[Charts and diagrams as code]
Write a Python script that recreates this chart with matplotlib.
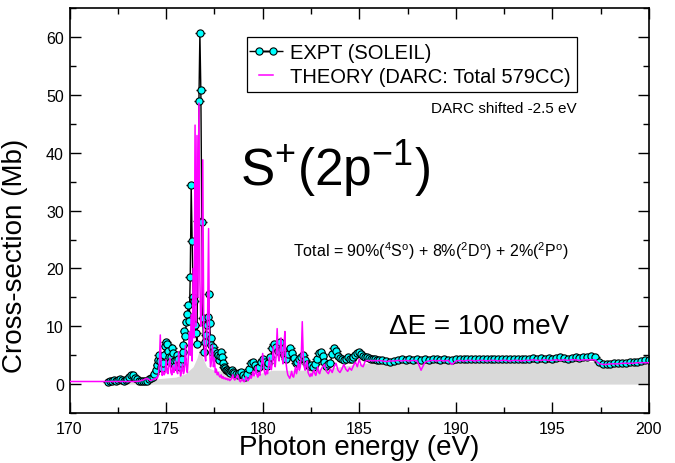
import numpy as np
import matplotlib
matplotlib.use("Agg")
import matplotlib.pyplot as plt
from matplotlib.ticker import MultipleLocator

plt.rcParams['font.family'] = ['Liberation Sans', 'DejaVu Sans']
plt.rcParams['mathtext.fontset'] = 'custom'
plt.rcParams['mathtext.rm'] = 'Liberation Sans'
plt.rcParams['mathtext.it'] = 'Liberation Sans:italic'
plt.rcParams['mathtext.default'] = 'regular'

# ---------------- Experimental data (SOLEIL) ----------------
expt_e_a = np.round(np.arange(172.0, 174.45, 0.1), 2)
expt_v_a = [0.4, 0.5, 0.6, 0.7, 0.6, 0.7, 0.8, 0.7, 0.6, 0.7, 0.9, 1.2, 1.6,
            1.5, 1.1, 0.8, 0.6, 0.5, 0.6, 0.5, 0.6, 0.8, 1.0, 1.3, 1.8]
expt_e_b = np.round(np.arange(174.5, 178.52, 0.05), 2)
expt_v_b = [2.5, 3.3, 4.2, 5.1, 4.0, 3.0, 2.8, 3.6, 5.0, 6.6,
            7.2, 7.0, 5.8, 4.6, 3.8, 4.6, 6.2, 5.4, 4.0, 3.1,
            4.2, 5.0, 4.4, 3.3, 3.0, 3.6, 4.3, 5.6, 6.7, 9.2,
            8.4, 10.8, 12.1, 13.6, 10.9, 18.5, 34.5, 24.7, 15.0, 14.3,
            10.3, 8.8, 7.0, 28.2, 49.0, 60.7, 50.8, 28.0, 11.5, 5.6,
            7.2, 8.5, 10.3, 11.6, 15.5, 10.6, 8.0, 6.7, 5.6, 6.5,
            5.7, 5.0, 4.6, 5.4, 5.0, 4.2, 4.8, 5.6, 4.7, 3.7,
            3.0, 2.7, 2.4, 2.5, 2.3, 2.1, 2.0, 2.2, 2.4, 2.1, 1.9]
expt_e_c = np.round(np.arange(178.6, 186.05, 0.1), 2)
expt_v_c = [1.7, 1.5, 1.9, 2.1, 1.6, 1.3, 1.8, 2.6, 3.6, 3.9,
            3.3, 2.7, 3.0, 3.8, 4.4, 3.8, 3.2, 3.6, 4.6, 6.2,
            7.0, 6.4, 5.8, 7.3, 6.1, 5.0, 4.3, 5.2, 6.3, 5.4,
            4.5, 3.6, 3.9, 4.4, 4.7, 5.0, 4.2, 3.5, 3.1, 3.3,
            3.0, 3.4, 4.4, 5.3, 5.6, 4.8, 3.8, 3.2, 3.4, 3.6,
            5.2, 6.2, 5.8, 4.9, 4.5, 4.3, 4.1, 4.4, 4.6, 4.4,
            4.3, 4.6, 5.0, 5.4, 5.6, 5.2, 4.8, 4.6, 4.7, 4.5,
            4.3, 4.4, 4.3, 4.2, 4.1]
expt_e_d = np.round(np.arange(186.2, 200.05, 0.2), 2)
expt_v_d = [4.2, 4.0, 3.9, 4.0, 4.2, 4.3, 4.2, 4.3, 4.2, 4.3,
            4.1, 4.3, 4.2, 4.3, 4.3, 4.2, 4.3, 4.2, 4.1, 4.3,
            4.3, 4.4, 4.3, 4.4, 4.3, 4.4, 4.3, 4.4, 4.3, 4.4,
            4.3, 4.4, 4.3, 4.4, 4.4, 4.3, 4.4, 4.3, 4.4, 4.5,
            4.4, 4.5, 4.4, 4.5, 4.4, 4.5, 4.6, 4.5, 4.4, 4.5,
            4.6, 4.5, 4.6, 4.7, 4.8, 4.7, 3.9, 3.4, 3.5, 3.5,
            3.6, 3.6, 3.6, 3.7, 3.8, 3.8, 3.9, 4.0, 4.1, 4.2]

# ---------------- Theory (DARC, shifted -2.5 eV) ----------------
th_e_a = np.round(np.arange(170.0, 174.45, 0.2), 2)
th_v_a = [0.45] * 18 + [0.5, 0.7, 1.0, 0.6, 0.9]
th_e_b = np.round(np.arange(174.45, 183.02, 0.05), 2)
th_v_b = [0.8, 1.2, 1.0, 1.6, 3.5, 8.5, 3.0, 1.5, 2.2, 1.6,
          2.0, 4.2, 2.0, 1.8, 3.6, 4.5, 2.0, 1.6, 3.2, 2.0,
          2.6, 4.0, 2.2, 1.8, 5.6, 3.0, 1.4, 2.2, 3.5, 1.8,
          2.4, 6.7, 3.2, 2.0, 4.5, 9.0, 5.0, 12.0, 4.0, 20.0,
          8.0, 44.8, 10.0, 43.0, 15.0, 48.6, 18.0, 10.0, 14.0, 38.8,
          9.0, 5.0, 4.0, 8.0, 12.0, 26.9, 6.0, 3.0, 4.0, 6.7,
          3.0, 4.5, 2.0, 2.6, 1.6, 2.0, 1.4, 1.2, 1.6, 1.0,
          1.3, 0.9, 1.1, 0.8, 1.0, 0.7, 0.9, 0.6, 0.8, 1.0,
          1.6, 1.0, 0.7, 0.9, 1.2, 1.6, 1.0, 0.6, 0.4, 0.7,
          0.9, 0.5, 0.4, 0.8, 1.3, 0.7, 0.6, 1.0, 1.5, 1.0,
          1.4, 2.2, 1.4, 1.8, 3.0, 1.6, 1.2, 2.0, 1.5, 2.4,
          3.6, 5.3, 3.0, 2.0, 1.6, 2.4, 1.8, 3.0, 4.6, 3.0,
          2.5, 4.0, 6.5, 4.0, 3.0, 5.0, 9.6, 5.0, 4.0, 6.0,
          8.0, 5.0, 3.5, 6.5, 9.1, 4.0, 2.5, 1.6, 1.3, 1.0,
          1.5, 2.2, 1.4, 1.2, 2.0, 3.0, 1.8, 2.6, 4.0, 2.4,
          3.0, 5.0, 10.8, 5.0, 3.0, 2.4, 3.5, 4.0, 2.0, 1.6,
          1.3, 1.8, 1.4, 2.0, 2.5, 1.8, 1.5, 2.2, 3.0, 2.0,
          1.8, 2.4]
th_e_c = np.round(np.arange(183.1, 186.05, 0.1), 2)
th_v_c = [3.0, 3.4, 2.2, 1.8, 2.6, 2.0, 3.0, 3.6, 2.4, 2.0,
          2.6, 3.4, 2.6, 2.2, 2.8, 2.4, 3.2, 3.8, 3.0, 4.3,
          3.2, 3.0, 3.9, 4.1, 4.0, 4.1, 4.0, 4.1, 4.0, 4.1]
th_e_d = np.round(np.arange(186.2, 200.05, 0.2), 2)
th_v_d = [4.0, 3.9, 4.0, 4.0, 4.1, 4.0, 4.1, 4.0, 4.1, 4.0,
          2.4, 3.8, 4.0, 4.1, 4.0, 4.1, 4.0, 4.1, 3.4, 4.0,
          4.1, 4.0, 4.1, 4.1, 4.0, 4.1, 4.1, 4.0, 4.1, 4.1,
          4.0, 4.1, 4.1, 4.0, 4.1, 4.1, 4.0, 4.1, 4.1, 4.2,
          4.1, 4.1, 4.2, 4.1, 4.1, 4.2, 4.1, 4.2, 4.1, 4.2,
          4.2, 4.1, 4.2, 4.2, 4.2, 4.2, 3.6, 3.4, 3.4, 3.5,
          3.5, 3.5, 3.6, 3.6, 3.6, 3.6, 3.7, 3.7, 3.7, 3.7]

# ---------------- Grey filled background curve ----------------
gray_e = [172.0, 174.0, 174.8, 175.5, 176.0, 176.4, 176.6, 176.75, 176.9,
          177.1, 177.4, 177.8, 178.2, 178.6, 179.0, 179.5, 180.0, 180.5,
          181.0, 182.0, 183.0, 184.0, 185.0, 186.0, 190.0, 195.0, 197.3,
          197.5, 198.0, 200.0]
gray_v = [0.5, 0.7, 1.0, 1.2, 1.8, 3.0, 4.5, 6.2, 4.5, 3.0, 2.5, 2.3, 1.8,
          1.2, 1.0, 1.4, 2.0, 2.4, 2.4, 2.4, 2.6, 3.0, 3.5, 3.8, 3.8, 3.9,
          3.9, 3.1, 3.0, 3.5]

expt_e = np.concatenate([expt_e_a, expt_e_b, expt_e_c, expt_e_d])
expt_v = np.array(expt_v_a + expt_v_b + expt_v_c + expt_v_d)
th_e = np.concatenate([th_e_a, th_e_b, th_e_c, th_e_d])
th_v = np.array(th_v_a + th_v_b + th_v_c + th_v_d)

fig = plt.figure(figsize=(6.75, 4.64), dpi=100)
ax = fig.add_axes([69.5 / 675, 50 / 464, (649 - 69.5) / 675, (414 - 9.3) / 464])

ax.fill_between(gray_e, 0, gray_v, color='#d9d9d9', lw=0, zorder=1)

h_expt = ax.errorbar(expt_e, expt_v, xerr=0.25, fmt='-o', color='black', lw=1.0,
                     elinewidth=1.0, capsize=0, mfc='#00ffff', mec='black',
                     mew=0.8, ms=5.2, zorder=2, label='EXPT (SOLEIL)')
h_th, = ax.plot(th_e, th_v, color='#ff00ff', lw=1.1, zorder=3,
                label='THEORY (DARC: Total 579CC)')

ax.set_xlim(170, 200)
ax.set_ylim(-5, 65)
ax.xaxis.set_major_locator(MultipleLocator(5))
ax.xaxis.set_minor_locator(MultipleLocator(2.5))
ax.yaxis.set_major_locator(MultipleLocator(10))
ax.yaxis.set_minor_locator(MultipleLocator(5))
ax.tick_params(which='both', direction='in', top=True, right=True, width=1.0)
ax.tick_params(which='major', length=8, labelsize=11.5)
ax.tick_params(axis='x', which='major', pad=5.5)
ax.tick_params(axis='y', which='major', pad=4)
ax.tick_params(which='minor', length=4)
for s in ax.spines.values():
    s.set_linewidth(1.2)

ax.set_xlabel('Photon energy (eV)', fontsize=20, labelpad=-1)
ax.set_ylabel('Cross-section (Mb)', fontsize=20)
ax.yaxis.set_label_coords(-0.072, 0.39)

leg = ax.legend([h_expt, h_th], ['EXPT (SOLEIL)', 'THEORY (DARC: Total 579CC)'],
                loc='upper right', bbox_to_anchor=(0.875, 0.929),
                borderaxespad=0, fontsize=14.5, frameon=True, fancybox=False,
                edgecolor='black', framealpha=1, numpoints=2,
                handlelength=1.3, handletextpad=0.55, borderpad=0.3,
                labelspacing=0.25)
leg.get_frame().set_linewidth(0.9)

ax.text(196.25, 47.1, 'DARC shifted -2.5 eV', fontsize=11, ha='right',
        va='baseline')
ax.text(178.83, 34.4, r'S$^{+}$(2p$^{-1}$)', fontsize=37, ha='left',
        va='baseline')
ax.text(181.55, 22.2,
        r'Total = 90%($^{4}$S$^{o}$) + 8%($^{2}$D$^{o}$) + 2%($^{2}$P$^{o}$)',
        fontsize=11.5, ha='left', va='baseline')
ax.text(186.55, 8.77, '\u0394E = 100 meV', fontsize=20, ha='left',
        va='baseline')

fig.savefig('out.png', dpi=100)
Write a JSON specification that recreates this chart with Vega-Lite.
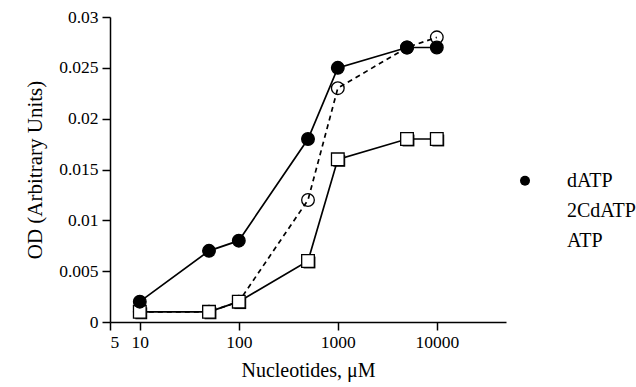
{
  "$schema": "https://vega.github.io/schema/vega-lite/v6.json",
  "width": 396,
  "height": 305,
  "autosize": {"type": "none"},
  "padding": {"left": 110, "top": 17, "right": 130, "bottom": 65},
  "background": "white",
  "config": {
    "view": {"stroke": null},
    "font": "Liberation Serif",
    "axis": {
      "domainColor": "black",
      "domainWidth": 1.5,
      "tickColor": "black",
      "tickWidth": 1.5,
      "tickSize": 8,
      "labelFont": "Liberation Serif",
      "labelFontSize": 17.5,
      "labelColor": "black",
      "titleFont": "Liberation Serif",
      "titleFontSize": 20,
      "titleFontWeight": "normal",
      "titleColor": "black",
      "grid": false
    },
    "legend": {
      "padding": 0,
      "symbolStrokeColor": "black",
      "symbolStrokeWidth": 1.5,
      "labelFont": "Liberation Serif",
      "labelFontSize": 20,
      "labelColor": "black"
    }
  },
  "data": {
    "values": [
      {"series": "2CdATP", "conc": 10, "od": 0.001},
      {"series": "2CdATP", "conc": 50, "od": 0.001},
      {"series": "2CdATP", "conc": 100, "od": 0.002},
      {"series": "2CdATP", "conc": 500, "od": 0.012},
      {"series": "2CdATP", "conc": 1000, "od": 0.023},
      {"series": "2CdATP", "conc": 5000, "od": 0.027},
      {"series": "2CdATP", "conc": 10000, "od": 0.028},
      {"series": "ATP", "conc": 10, "od": 0.001},
      {"series": "ATP", "conc": 50, "od": 0.001},
      {"series": "ATP", "conc": 100, "od": 0.002},
      {"series": "ATP", "conc": 500, "od": 0.006},
      {"series": "ATP", "conc": 1000, "od": 0.016},
      {"series": "ATP", "conc": 5000, "od": 0.018},
      {"series": "ATP", "conc": 10000, "od": 0.018},
      {"series": "dATP", "conc": 10, "od": 0.002},
      {"series": "dATP", "conc": 50, "od": 0.007},
      {"series": "dATP", "conc": 100, "od": 0.008},
      {"series": "dATP", "conc": 500, "od": 0.018},
      {"series": "dATP", "conc": 1000, "od": 0.025},
      {"series": "dATP", "conc": 5000, "od": 0.027},
      {"series": "dATP", "conc": 10000, "od": 0.027}
    ]
  },
  "encoding": {
    "x": {
      "field": "conc",
      "type": "quantitative",
      "scale": {"type": "log", "domain": [5, 50000], "nice": false},
      "axis": {
        "title": "Nucleotides, μM",
        "values": [5, 10, 100, 1000, 10000],
        "format": "d",
        "labelPadding": 3,
        "titlePadding": 10
      }
    },
    "y": {
      "field": "od",
      "type": "quantitative",
      "scale": {"domain": [0, 0.03], "nice": false},
      "axis": {
        "title": "OD (Arbitrary Units)",
        "values": [0, 0.005, 0.01, 0.015, 0.02, 0.025, 0.03],
        "format": "~g",
        "labelPadding": 4,
        "titlePadding": 13,
        "titleFontSize": 21
      }
    }
  },
  "layer": [
    {
      "transform": [{"filter": "datum.series != '2CdATP'"}],
      "mark": {"type": "line", "color": "black", "strokeWidth": 1.7},
      "encoding": {
        "detail": {"field": "series"},
        "order": {"field": "conc", "type": "quantitative"}
      }
    },
    {
      "transform": [{"filter": "datum.series == '2CdATP'"}],
      "mark": {"type": "line", "color": "black", "strokeWidth": 1.7, "strokeDash": [5, 4]},
      "encoding": {
        "order": {"field": "conc", "type": "quantitative"}
      }
    },
    {
      "transform": [{"filter": "datum.series == 'ATP'"}],
      "mark": {"type": "point", "shape": "square", "filled": true, "color": "black", "size": 140, "xOffset": 1.5, "yOffset": 1.5, "opacity": 1}
    },
    {
      "mark": {"type": "point", "stroke": "black", "strokeWidth": 1.3, "size": 160, "opacity": 1},
      "encoding": {
        "shape": {
          "field": "series",
          "type": "nominal",
          "scale": {"domain": ["dATP", "2CdATP", "ATP"], "range": ["circle", "circle", "square"]},
          "legend": {
            "title": null,
            "orient": "none",
            "legendX": 405,
            "legendY": 149,
            "clipHeight": 29.5,
            "rowPadding": 0,
            "labelOffset": 32
          }
        },
        "fill": {
          "field": "series",
          "type": "nominal",
          "scale": {"domain": ["dATP", "2CdATP", "ATP"], "range": ["black", "transparent", "white"]},
          "legend": {
            "title": null,
            "orient": "none",
            "legendX": 405,
            "legendY": 149,
            "clipHeight": 29.5,
            "rowPadding": 0,
            "labelOffset": 32
          }
        }
      }
    }
  ]
}
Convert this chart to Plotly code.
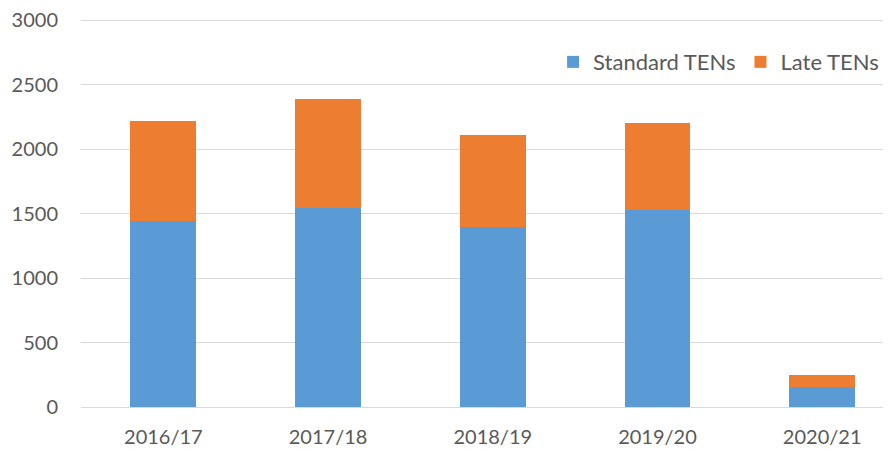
import plotly.graph_objects as go

categories = ["2016/17", "2017/18", "2018/19", "2019/20", "2020/21"]
standard_tens = [1445, 1544, 1393, 1525, 155]
late_tens = [774, 845, 712, 678, 93]
y_ticks = [0, 500, 1000, 1500, 2000, 2500, 3000]

FONT = "Lato"
GREY = "#595959"

fig = go.Figure()
fig.add_trace(go.Bar(x=categories, y=standard_tens, name="Standard TENs",
                     marker=dict(color="#5B9BD5", line=dict(width=0))))
fig.add_trace(go.Bar(x=categories, y=late_tens, name="Late TENs",
                     marker=dict(color="#ED7D31", line=dict(width=0))))

# page body has an 8px default margin, so the figure is sized to compensate
fig.update_layout(
    barmode="stack",
    bargap=0.6,
    width=883, height=442,
    margin=dict(l=73, r=0, t=11, b=43, autoexpand=False),
    plot_bgcolor="white", paper_bgcolor="white",
    font=dict(family=FONT, size=20, color=GREY),
    legend=dict(orientation="h", x=0.9915, xanchor="right", y=0.889, yanchor="middle",
                font=dict(size=22, color=GREY), itemwidth=30, traceorder="normal",
                bgcolor="rgba(0,0,0,0)"),
    hovermode=False,
)
fig.update_xaxes(type="category", range=[-0.5, 4.418], showgrid=False, showline=False,
                 ticks="", tickfont=dict(size=20, color=GREY), ticklabelstandoff=16)
fig.update_yaxes(range=[0, 3008], tickvals=y_ticks, showgrid=True, gridcolor="#D9D9D9",
                 gridwidth=1.3, zeroline=True, zerolinecolor="#D9D9D9", zerolinewidth=1.3,
                 showline=False, ticks="", tickfont=dict(size=20, color=GREY),
                 ticklabelstandoff=22, ticklabeloverflow="allow")

fig.write_html("out.html")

▶ [WHAT IS ASKED]
From the line holding "Convert this chart to Plotly code." to the last line of the listing, please output each line exactly as it stands. Pictures stay out of the copy.

▶ [SOLUTION TO THIS TASK]
Convert this chart to Plotly code.
import plotly.graph_objects as go

categories = ["2016/17", "2017/18", "2018/19", "2019/20", "2020/21"]
standard_tens = [1445, 1544, 1393, 1525, 155]
late_tens = [774, 845, 712, 678, 93]
y_ticks = [0, 500, 1000, 1500, 2000, 2500, 3000]

FONT = "Lato"
GREY = "#595959"

fig = go.Figure()
fig.add_trace(go.Bar(x=categories, y=standard_tens, name="Standard TENs",
                     marker=dict(color="#5B9BD5", line=dict(width=0))))
fig.add_trace(go.Bar(x=categories, y=late_tens, name="Late TENs",
                     marker=dict(color="#ED7D31", line=dict(width=0))))

# page body has an 8px default margin, so the figure is sized to compensate
fig.update_layout(
    barmode="stack",
    bargap=0.6,
    width=883, height=442,
    margin=dict(l=73, r=0, t=11, b=43, autoexpand=False),
    plot_bgcolor="white", paper_bgcolor="white",
    font=dict(family=FONT, size=20, color=GREY),
    legend=dict(orientation="h", x=0.9915, xanchor="right", y=0.889, yanchor="middle",
                font=dict(size=22, color=GREY), itemwidth=30, traceorder="normal",
                bgcolor="rgba(0,0,0,0)"),
    hovermode=False,
)
fig.update_xaxes(type="category", range=[-0.5, 4.418], showgrid=False, showline=False,
                 ticks="", tickfont=dict(size=20, color=GREY), ticklabelstandoff=16)
fig.update_yaxes(range=[0, 3008], tickvals=y_ticks, showgrid=True, gridcolor="#D9D9D9",
                 gridwidth=1.3, zeroline=True, zerolinecolor="#D9D9D9", zerolinewidth=1.3,
                 showline=False, ticks="", tickfont=dict(size=20, color=GREY),
                 ticklabelstandoff=22, ticklabeloverflow="allow")

fig.write_html("out.html")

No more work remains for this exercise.